Joint 52nd Northeastern Annual Section / 51st North-Central Annual Section Meeting - 2017

Paper No. 19-1
Presentation Time: 1:30 PM

THE ROLE OF QUATERNARY GLACIATIONS IN REORGANIZING THE OHIO AND UPPER MISSISSIPPI RIVERS


CARSON, Eric C.1, CEPERLEY, Elizabeth G.2 and RAWLING III, J. Elmo1, (1)Department of Environmental Sciences, Wisconsin Geological and Natural History Survey, 3817 Mineral Point Road, Madison, WI 53705, (2)Department of Geoscience, University of Wisconsin-Madison, 1215 W. Dayton St., Madison, WI 53705, eric.carson@wgnhs.uwex.edu

Rivers respond to climate variations via numerous processes that operate over a range of timescales. In the eastern and midwestern United States an extreme example for response of rivers to Quaternary climate fluctuations has been the wholesale reorganization of the Ohio and upper Mississippi drainage basins.

Dating to the late 19th Century, it has been understood that the modern Ohio River has experienced radical modifications during the Quaternary. Chamberlin and Leverett (1894) documented that the upper Ohio River (including the Allegheny and Monongahela Rivers) evolved prior to the Quaternary as a north-flowing tributary of the St. Lawrence River. Tight (1903) documented that the middle Ohio River was once similarly a northward-oriented drainage system. Both were reorganized as early to middle Quaternary glaciations blocked the lower portions of the St. Lawrence basin. This caused pro-glacial lakes to develop along the ice front; subsequent spill-over and stream piracy integrated the modern Ohio River into the greater Mississippi River basin. Now over a century later, emerging research (e.g., Carson et al., 2013) is demonstrating that the upper Mississippi River valley experienced a similar history of glacially driven reorganization that shifted drainage away from the Gulf of St. Lawrence and toward the Gulf of Mexico.

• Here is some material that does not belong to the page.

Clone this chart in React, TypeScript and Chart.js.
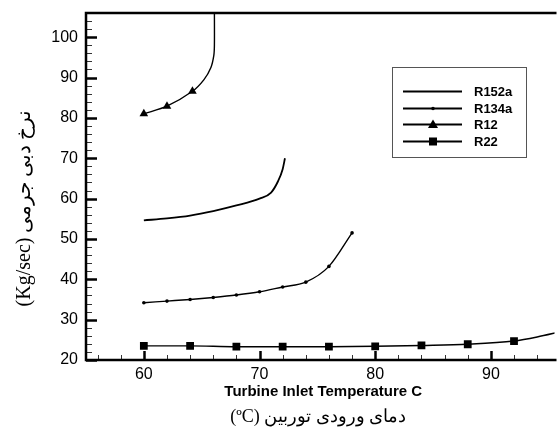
import React, { useEffect, useRef } from 'react';
import { Chart, registerables } from 'chart.js';

Chart.register(...registerables);

// ---- data ----
const r152aTemp = [60, 62, 64, 66, 68, 70, 71, 71.6, 72, 72.2];
const r152aFlow = [54.6, 55.1, 55.8, 56.9, 58.3, 60.0, 61.5, 64.3, 67.3, 70.0];

const r134aTemp = [60, 62, 64, 66, 68, 70, 72, 74, 76, 78];
const r134aFlow = [34.2, 34.6, 35.0, 35.5, 36.1, 36.9, 38.1, 39.3, 43.2, 51.5];

const r12Temp = [60, 62, 64.2, 65.2, 65.8, 66.05, 66.1, 66.1];
const r12Flow = [81.0, 82.9, 86.6, 89.5, 92.5, 95.5, 98.0, 107.0];
const r12Marked = [true, true, true, false, false, false, false, false];

const r22Temp = [60, 64, 68, 72, 76, 80, 84, 88, 92, 94, 96];
const r22Flow = [23.5, 23.5, 23.3, 23.3, 23.3, 23.4, 23.6, 23.9, 24.7, 25.7, 27.0];
const r22Marked = [true, true, true, true, true, true, true, true, true, false, false];

const seriesLabels = ['R152a', 'R134a', 'R12', 'R22'];
const xTicks = [60, 70, 80, 90];
const yTicks = [20, 30, 40, 50, 60, 70, 80, 90, 100];
const xRange = [55, 95.5];
const yRange = [20, 106];

const xTitle = 'Turbine Inlet Temperature C';
const xTitleFa = '(ºC) دمای ورودی توربین';
const yTitle = '(Kg/sec) نرخ دبی جرمی';

const toPoints = (xs: number[], ys: number[]) => xs.map((x, i) => ({ x, y: ys[i] }));

const markerStyles = ['line', 'circle', 'triangle', 'rect'];

function drawMarker(ctx: CanvasRenderingContext2D, kind: string, cx: number, cy: number) {
  ctx.beginPath();
  if (kind === 'circle') {
    ctx.arc(cx, cy, 1.8, 0, Math.PI * 2);
    ctx.fill();
  } else if (kind === 'triangle') {
    ctx.moveTo(cx, cy - 5);
    ctx.lineTo(cx + 5, cy + 3.5);
    ctx.lineTo(cx - 5, cy + 3.5);
    ctx.closePath();
    ctx.fill();
  } else if (kind === 'rect') {
    ctx.rect(cx - 4, cy - 4, 8, 8);
    ctx.fill();
  }
}

const framePlugin = {
  id: 'frame',
  afterDraw(chart: any) {
    const { ctx, chartArea: a, scales } = chart;
    const xs = scales.x;
    const ys = scales.y;
    ctx.save();
    ctx.strokeStyle = '#000';
    ctx.fillStyle = '#000';

    // y ticks (inward)
    for (let v = yRange[0]; v <= yRange[1]; v += 2) {
      const py = Math.round(ys.getPixelForValue(v)) + 0.5;
      const major = v % 10 === 0;
      ctx.lineWidth = major ? 2.5 : 1;
      ctx.strokeStyle = major ? '#000' : '#333';
      ctx.beginPath();
      ctx.moveTo(a.left, py);
      ctx.lineTo(a.left + (major ? 11 : 6), py);
      ctx.stroke();
    }
    // x ticks (inward)
    for (let v = 56; v <= xRange[1]; v += 2) {
      const px = Math.round(xs.getPixelForValue(v)) + 0.5;
      const major = v % 10 === 0;
      ctx.lineWidth = major ? 2.5 : 1;
      ctx.strokeStyle = major ? '#000' : '#333';
      ctx.beginPath();
      ctx.moveTo(px, a.bottom);
      ctx.lineTo(px, a.bottom - (major ? 9 : 5));
      ctx.stroke();
    }

    // frame: left, bottom, top
    ctx.strokeStyle = '#000';
    ctx.lineWidth = 2.5;
    ctx.beginPath();
    ctx.moveTo(a.right + 2, a.top);
    ctx.lineTo(a.left, a.top);
    ctx.lineTo(a.left, a.bottom);
    ctx.lineTo(a.right + 2, a.bottom);
    ctx.stroke();

    // titles
    ctx.textAlign = 'center';
    ctx.textBaseline = 'middle';
    ctx.font = 'bold 15px "Liberation Sans", Arial, sans-serif';
    ctx.fillText(xTitle, (a.left + a.right) / 2 + 3, 392);
    ctx.font = '18px "Liberation Serif", "DejaVu Serif", serif';
    ctx.fillText(xTitleFa, (a.left + a.right) / 2 - 2, 417);

    ctx.save();
    ctx.translate(25, 208);
    ctx.rotate(-Math.PI / 2);
    ctx.font = '20px "Liberation Serif", "DejaVu Serif", serif';
    ctx.fillText(yTitle, 0, 0);
    ctx.restore();

    // legend
    ctx.lineWidth = 1;
    ctx.strokeStyle = '#555';
    ctx.strokeRect(392.5, 67.5, 134, 90);
    ctx.font = 'bold 13px "Liberation Sans", Arial, sans-serif';
    ctx.textAlign = 'left';
    seriesLabels.forEach((label, i) => {
      const ry = Math.round(91 + i * 16.6) + 0.5;
      ctx.strokeStyle = '#000';
      ctx.lineWidth = 1.8;
      ctx.beginPath();
      ctx.moveTo(403, ry);
      ctx.lineTo(462, ry);
      ctx.stroke();
      drawMarker(ctx, markerStyles[i], 433, ry);
      ctx.fillText(label, 474, ry + 1);
    });

    ctx.restore();
  },
};

export default function App() {
  const ref = useRef<HTMLCanvasElement>(null);

  useEffect(() => {
    if (!ref.current) return;
    const chart = new Chart(ref.current, {
      type: 'line',
      data: {
        datasets: [
          {
            label: seriesLabels[0],
            data: toPoints(r152aTemp, r152aFlow),
            borderColor: '#000',
            borderWidth: 1.8,
            pointRadius: 0,
            cubicInterpolationMode: 'monotone',
          },
          {
            label: seriesLabels[1],
            data: toPoints(r134aTemp, r134aFlow),
            borderColor: '#000',
            backgroundColor: '#000',
            borderWidth: 1.4,
            pointRadius: 1.8,
            pointBorderWidth: 0,
            pointStyle: 'circle',
            cubicInterpolationMode: 'monotone',
          },
          {
            label: seriesLabels[2],
            data: toPoints(r12Temp, r12Flow),
            borderColor: '#000',
            backgroundColor: '#000',
            borderWidth: 1.4,
            pointRadius: r12Marked.map((m) => (m ? 5 : 0)),
            pointBorderWidth: 0,
            pointStyle: 'triangle',
            tension: 0.3,
          },
          {
            label: seriesLabels[3],
            data: toPoints(r22Temp, r22Flow),
            borderColor: '#000',
            backgroundColor: '#000',
            borderWidth: 1.4,
            pointRadius: r22Marked.map((m) => (m ? 5.5 : 0)),
            pointBorderWidth: 0,
            pointStyle: 'rect',
            cubicInterpolationMode: 'monotone',
          },
        ],
      },
      options: {
        responsive: false,
        devicePixelRatio: 1,
        animation: false,
        layout: { padding: { top: 13, left: 0, right: 0, bottom: 0 } },
        plugins: { legend: { display: false }, tooltip: { enabled: false } },
        scales: {
          x: {
            type: 'linear',
            min: xRange[0],
            max: xRange[1],
            afterBuildTicks: (s: any) => {
              s.ticks = xTicks.map((v) => ({ value: v }));
            },
            afterFit: (s: any) => {
              s.height = 72;
              s.paddingLeft = 0;
              s.paddingRight = 0;
            },
            grid: { display: false, drawTicks: false },
            border: { display: false },
            ticks: {
              color: '#000',
              padding: 5,
              maxRotation: 0,
              font: { family: '"Liberation Sans", Arial, sans-serif', size: 16 },
            },
          },
          y: {
            type: 'linear',
            min: yRange[0],
            max: yRange[1],
            afterBuildTicks: (s: any) => {
              s.ticks = yTicks.map((v) => ({ value: v }));
            },
            afterFit: (s: any) => {
              s.width = 86;
              s.paddingTop = 0;
              s.paddingBottom = 0;
            },
            grid: { display: false, drawTicks: false },
            border: { display: false },
            ticks: {
              color: '#000',
              padding: 8,
              font: { family: '"Liberation Sans", Arial, sans-serif', size: 16 },
            },
          },
        },
      },
      plugins: [framePlugin],
    } as any);
    return () => chart.destroy();
  }, []);

  return (
    <div style={{ position: 'fixed', left: 0, top: 0, width: 560, height: 432, background: '#fff', overflow: 'hidden' }}>
      <canvas ref={ref} width={560} height={432} style={{ display: 'block' }} />
    </div>
  );
}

Thus, the net effect of Quaternary glaciations across the eastern and midwestern United States has been to shift the Laurentian continental drainage divide northward as the flow of water in the ancestral iterations of the Ohio and upper Mississippi Rivers has been diverted southward. The volume of runoff that has been diverted by this process away from the Gulf of St. Lawrence and toward the Gulf of Mexico is significant, as much as one quarter of the mean annual discharge of the modern Mississippi River. Because of the buoyancy forcing of deep water production in the North Atlantic, altering freshwater input to the North Atlantic via drainage rerouting could play an important role in both abrupt and long-term climate change. Current research is beginning to investigate the impact of permanently diverting that volume of freshwater away from the Gulf of St. Lawrence on North Atlantic thermohaline circulation and Quaternary climate.